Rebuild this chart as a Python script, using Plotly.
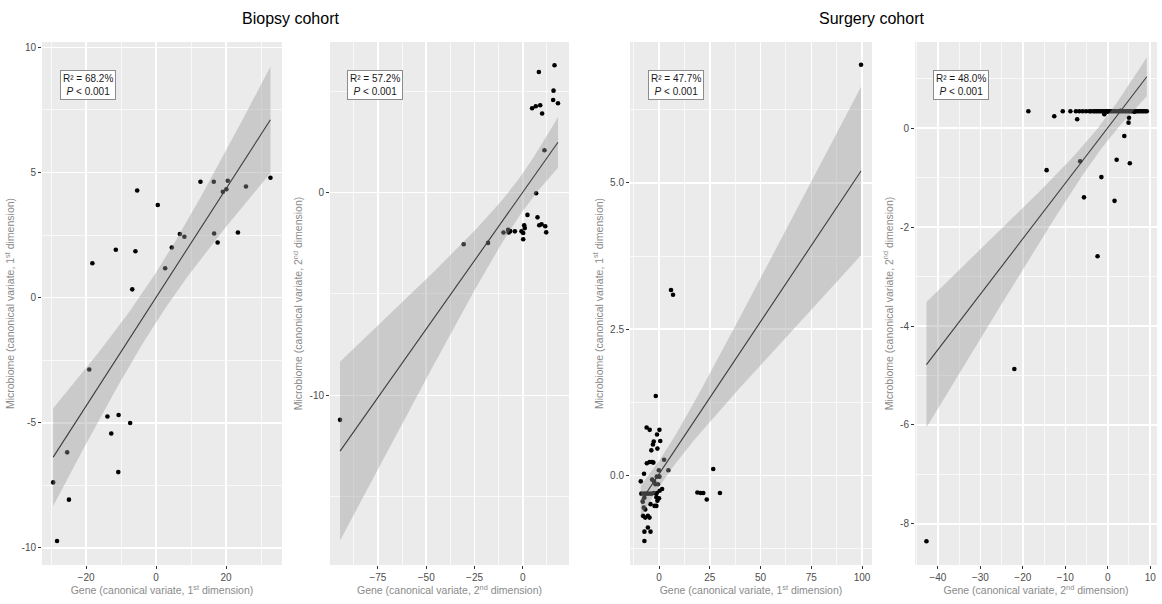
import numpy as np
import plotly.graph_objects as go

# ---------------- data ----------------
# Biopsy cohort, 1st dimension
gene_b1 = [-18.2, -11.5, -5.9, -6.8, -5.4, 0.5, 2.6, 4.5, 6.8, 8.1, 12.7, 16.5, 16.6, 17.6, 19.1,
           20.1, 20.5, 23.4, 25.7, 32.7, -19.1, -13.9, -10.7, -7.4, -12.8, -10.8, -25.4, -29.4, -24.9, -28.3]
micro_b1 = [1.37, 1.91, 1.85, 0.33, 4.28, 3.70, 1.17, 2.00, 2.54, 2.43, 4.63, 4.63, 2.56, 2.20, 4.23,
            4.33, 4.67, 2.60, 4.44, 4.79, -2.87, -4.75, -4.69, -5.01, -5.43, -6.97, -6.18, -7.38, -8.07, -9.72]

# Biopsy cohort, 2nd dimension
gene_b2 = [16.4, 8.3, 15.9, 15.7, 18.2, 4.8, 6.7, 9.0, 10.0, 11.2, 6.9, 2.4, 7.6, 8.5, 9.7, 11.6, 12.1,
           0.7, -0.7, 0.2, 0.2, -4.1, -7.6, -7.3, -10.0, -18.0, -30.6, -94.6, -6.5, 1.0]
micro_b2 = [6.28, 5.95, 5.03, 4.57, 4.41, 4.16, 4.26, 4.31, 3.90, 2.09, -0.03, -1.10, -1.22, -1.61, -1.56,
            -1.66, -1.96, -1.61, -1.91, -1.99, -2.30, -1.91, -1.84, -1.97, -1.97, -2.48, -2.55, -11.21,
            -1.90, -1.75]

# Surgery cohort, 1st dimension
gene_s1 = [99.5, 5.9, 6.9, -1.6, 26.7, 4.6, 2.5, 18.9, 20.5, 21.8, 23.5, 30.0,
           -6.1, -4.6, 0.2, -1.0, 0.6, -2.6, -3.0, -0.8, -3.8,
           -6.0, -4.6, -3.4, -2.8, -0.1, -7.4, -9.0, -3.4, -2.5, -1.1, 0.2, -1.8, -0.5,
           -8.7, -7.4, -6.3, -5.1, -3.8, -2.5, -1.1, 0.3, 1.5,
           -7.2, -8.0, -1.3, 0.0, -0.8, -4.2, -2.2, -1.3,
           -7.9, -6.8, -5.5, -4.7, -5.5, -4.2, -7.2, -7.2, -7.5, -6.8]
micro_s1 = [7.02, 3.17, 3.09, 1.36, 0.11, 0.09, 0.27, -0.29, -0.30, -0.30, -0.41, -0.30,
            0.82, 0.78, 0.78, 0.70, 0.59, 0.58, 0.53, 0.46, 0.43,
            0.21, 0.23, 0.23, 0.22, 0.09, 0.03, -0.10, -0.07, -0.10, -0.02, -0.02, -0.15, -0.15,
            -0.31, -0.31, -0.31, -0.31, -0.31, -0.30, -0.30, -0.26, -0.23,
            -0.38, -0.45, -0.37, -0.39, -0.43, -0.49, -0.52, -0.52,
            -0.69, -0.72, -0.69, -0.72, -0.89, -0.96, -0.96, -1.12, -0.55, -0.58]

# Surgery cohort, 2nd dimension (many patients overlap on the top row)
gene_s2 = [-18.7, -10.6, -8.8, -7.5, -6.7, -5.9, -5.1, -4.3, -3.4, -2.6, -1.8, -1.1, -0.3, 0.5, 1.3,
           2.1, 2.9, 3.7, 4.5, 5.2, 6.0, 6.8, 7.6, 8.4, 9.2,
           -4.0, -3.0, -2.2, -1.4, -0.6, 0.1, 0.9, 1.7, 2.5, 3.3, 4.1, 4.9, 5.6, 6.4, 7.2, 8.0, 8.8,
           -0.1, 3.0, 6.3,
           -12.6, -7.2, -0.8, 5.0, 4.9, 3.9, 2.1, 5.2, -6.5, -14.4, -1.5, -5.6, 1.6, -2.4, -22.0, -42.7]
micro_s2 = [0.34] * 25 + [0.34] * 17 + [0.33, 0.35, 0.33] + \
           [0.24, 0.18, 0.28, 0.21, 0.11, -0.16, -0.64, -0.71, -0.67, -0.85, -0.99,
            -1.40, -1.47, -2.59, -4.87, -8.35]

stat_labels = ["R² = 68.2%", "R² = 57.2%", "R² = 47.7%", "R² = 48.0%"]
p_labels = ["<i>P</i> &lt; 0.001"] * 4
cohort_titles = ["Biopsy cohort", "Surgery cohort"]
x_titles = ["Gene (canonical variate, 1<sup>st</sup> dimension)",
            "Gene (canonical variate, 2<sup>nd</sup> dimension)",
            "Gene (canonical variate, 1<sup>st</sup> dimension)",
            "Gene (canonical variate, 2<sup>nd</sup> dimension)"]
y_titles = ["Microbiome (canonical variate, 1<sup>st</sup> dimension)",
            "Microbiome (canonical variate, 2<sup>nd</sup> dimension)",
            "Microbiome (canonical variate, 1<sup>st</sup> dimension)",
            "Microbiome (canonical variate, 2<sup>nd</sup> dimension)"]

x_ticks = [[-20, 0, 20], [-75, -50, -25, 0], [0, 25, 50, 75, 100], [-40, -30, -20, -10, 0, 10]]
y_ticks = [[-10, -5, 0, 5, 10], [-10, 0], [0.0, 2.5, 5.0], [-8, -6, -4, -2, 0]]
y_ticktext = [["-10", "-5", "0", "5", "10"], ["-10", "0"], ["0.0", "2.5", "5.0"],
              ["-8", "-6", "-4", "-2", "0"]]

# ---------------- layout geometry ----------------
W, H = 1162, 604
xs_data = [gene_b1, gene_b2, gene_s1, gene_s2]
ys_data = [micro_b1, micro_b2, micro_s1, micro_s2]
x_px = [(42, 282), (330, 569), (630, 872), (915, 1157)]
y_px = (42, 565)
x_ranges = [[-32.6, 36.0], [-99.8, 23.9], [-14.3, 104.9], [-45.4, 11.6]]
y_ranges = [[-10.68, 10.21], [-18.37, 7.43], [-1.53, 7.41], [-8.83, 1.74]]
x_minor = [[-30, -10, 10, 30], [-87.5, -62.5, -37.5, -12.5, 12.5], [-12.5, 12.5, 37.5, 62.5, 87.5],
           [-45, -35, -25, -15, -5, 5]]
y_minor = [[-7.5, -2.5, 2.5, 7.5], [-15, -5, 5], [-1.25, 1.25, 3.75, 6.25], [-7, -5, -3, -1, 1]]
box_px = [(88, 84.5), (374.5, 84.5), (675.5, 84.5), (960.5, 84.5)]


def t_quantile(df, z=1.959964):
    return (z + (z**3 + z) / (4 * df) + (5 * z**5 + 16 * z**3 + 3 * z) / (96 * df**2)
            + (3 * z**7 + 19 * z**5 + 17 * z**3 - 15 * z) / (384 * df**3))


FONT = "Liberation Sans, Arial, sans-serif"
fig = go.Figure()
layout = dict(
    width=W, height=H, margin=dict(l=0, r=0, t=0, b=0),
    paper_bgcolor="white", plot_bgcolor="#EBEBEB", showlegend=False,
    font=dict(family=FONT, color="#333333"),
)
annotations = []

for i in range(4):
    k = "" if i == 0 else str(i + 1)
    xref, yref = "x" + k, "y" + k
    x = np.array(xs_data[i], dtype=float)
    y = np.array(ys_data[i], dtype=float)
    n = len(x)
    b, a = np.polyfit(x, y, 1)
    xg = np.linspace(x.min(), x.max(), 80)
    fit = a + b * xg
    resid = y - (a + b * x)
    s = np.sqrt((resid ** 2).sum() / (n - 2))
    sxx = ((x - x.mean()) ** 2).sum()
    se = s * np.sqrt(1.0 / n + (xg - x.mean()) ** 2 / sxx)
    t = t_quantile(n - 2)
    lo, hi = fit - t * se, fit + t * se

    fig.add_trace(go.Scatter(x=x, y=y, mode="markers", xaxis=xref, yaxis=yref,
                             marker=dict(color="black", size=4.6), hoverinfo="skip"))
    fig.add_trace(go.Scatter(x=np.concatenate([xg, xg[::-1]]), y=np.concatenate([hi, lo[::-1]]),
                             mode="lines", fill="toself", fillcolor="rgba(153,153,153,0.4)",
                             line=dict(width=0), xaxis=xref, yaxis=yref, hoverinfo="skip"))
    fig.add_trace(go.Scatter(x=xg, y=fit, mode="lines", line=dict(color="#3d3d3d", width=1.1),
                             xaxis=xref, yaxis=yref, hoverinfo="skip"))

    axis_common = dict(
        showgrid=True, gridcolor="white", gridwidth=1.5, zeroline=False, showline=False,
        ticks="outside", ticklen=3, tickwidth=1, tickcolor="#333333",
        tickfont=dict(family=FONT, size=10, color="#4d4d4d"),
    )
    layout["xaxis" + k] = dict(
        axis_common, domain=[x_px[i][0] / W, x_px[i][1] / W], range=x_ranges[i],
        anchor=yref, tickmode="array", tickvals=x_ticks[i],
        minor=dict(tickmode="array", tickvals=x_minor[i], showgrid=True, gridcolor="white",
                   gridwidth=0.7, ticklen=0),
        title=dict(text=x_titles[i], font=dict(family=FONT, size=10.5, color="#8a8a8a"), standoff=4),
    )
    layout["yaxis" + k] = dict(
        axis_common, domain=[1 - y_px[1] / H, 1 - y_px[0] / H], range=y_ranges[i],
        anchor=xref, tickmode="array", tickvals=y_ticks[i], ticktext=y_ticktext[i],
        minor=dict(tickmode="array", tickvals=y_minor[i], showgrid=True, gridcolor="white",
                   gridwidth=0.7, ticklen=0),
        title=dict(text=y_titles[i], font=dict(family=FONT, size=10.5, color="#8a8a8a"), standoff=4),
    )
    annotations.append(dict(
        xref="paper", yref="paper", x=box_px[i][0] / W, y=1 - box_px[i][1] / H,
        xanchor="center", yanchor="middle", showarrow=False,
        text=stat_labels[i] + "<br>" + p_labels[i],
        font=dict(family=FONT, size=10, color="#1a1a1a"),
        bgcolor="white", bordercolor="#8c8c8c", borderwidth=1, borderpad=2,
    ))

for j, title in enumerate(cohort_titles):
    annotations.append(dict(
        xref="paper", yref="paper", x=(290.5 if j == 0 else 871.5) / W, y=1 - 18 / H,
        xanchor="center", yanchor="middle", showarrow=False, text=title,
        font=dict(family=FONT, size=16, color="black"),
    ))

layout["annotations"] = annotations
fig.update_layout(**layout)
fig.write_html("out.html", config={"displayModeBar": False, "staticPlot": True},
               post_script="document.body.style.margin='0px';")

Work required
Each line from the top of the material through the line containing "-1.90, -1.75]" should be reproduced exactly; please drop any images.

Solution below
Rebuild this chart as a Python script, using Plotly.
import numpy as np
import plotly.graph_objects as go

# ---------------- data ----------------
# Biopsy cohort, 1st dimension
gene_b1 = [-18.2, -11.5, -5.9, -6.8, -5.4, 0.5, 2.6, 4.5, 6.8, 8.1, 12.7, 16.5, 16.6, 17.6, 19.1,
           20.1, 20.5, 23.4, 25.7, 32.7, -19.1, -13.9, -10.7, -7.4, -12.8, -10.8, -25.4, -29.4, -24.9, -28.3]
micro_b1 = [1.37, 1.91, 1.85, 0.33, 4.28, 3.70, 1.17, 2.00, 2.54, 2.43, 4.63, 4.63, 2.56, 2.20, 4.23,
            4.33, 4.67, 2.60, 4.44, 4.79, -2.87, -4.75, -4.69, -5.01, -5.43, -6.97, -6.18, -7.38, -8.07, -9.72]

# Biopsy cohort, 2nd dimension
gene_b2 = [16.4, 8.3, 15.9, 15.7, 18.2, 4.8, 6.7, 9.0, 10.0, 11.2, 6.9, 2.4, 7.6, 8.5, 9.7, 11.6, 12.1,
           0.7, -0.7, 0.2, 0.2, -4.1, -7.6, -7.3, -10.0, -18.0, -30.6, -94.6, -6.5, 1.0]
micro_b2 = [6.28, 5.95, 5.03, 4.57, 4.41, 4.16, 4.26, 4.31, 3.90, 2.09, -0.03, -1.10, -1.22, -1.61, -1.56,
            -1.66, -1.96, -1.61, -1.91, -1.99, -2.30, -1.91, -1.84, -1.97, -1.97, -2.48, -2.55, -11.21,
            -1.90, -1.75]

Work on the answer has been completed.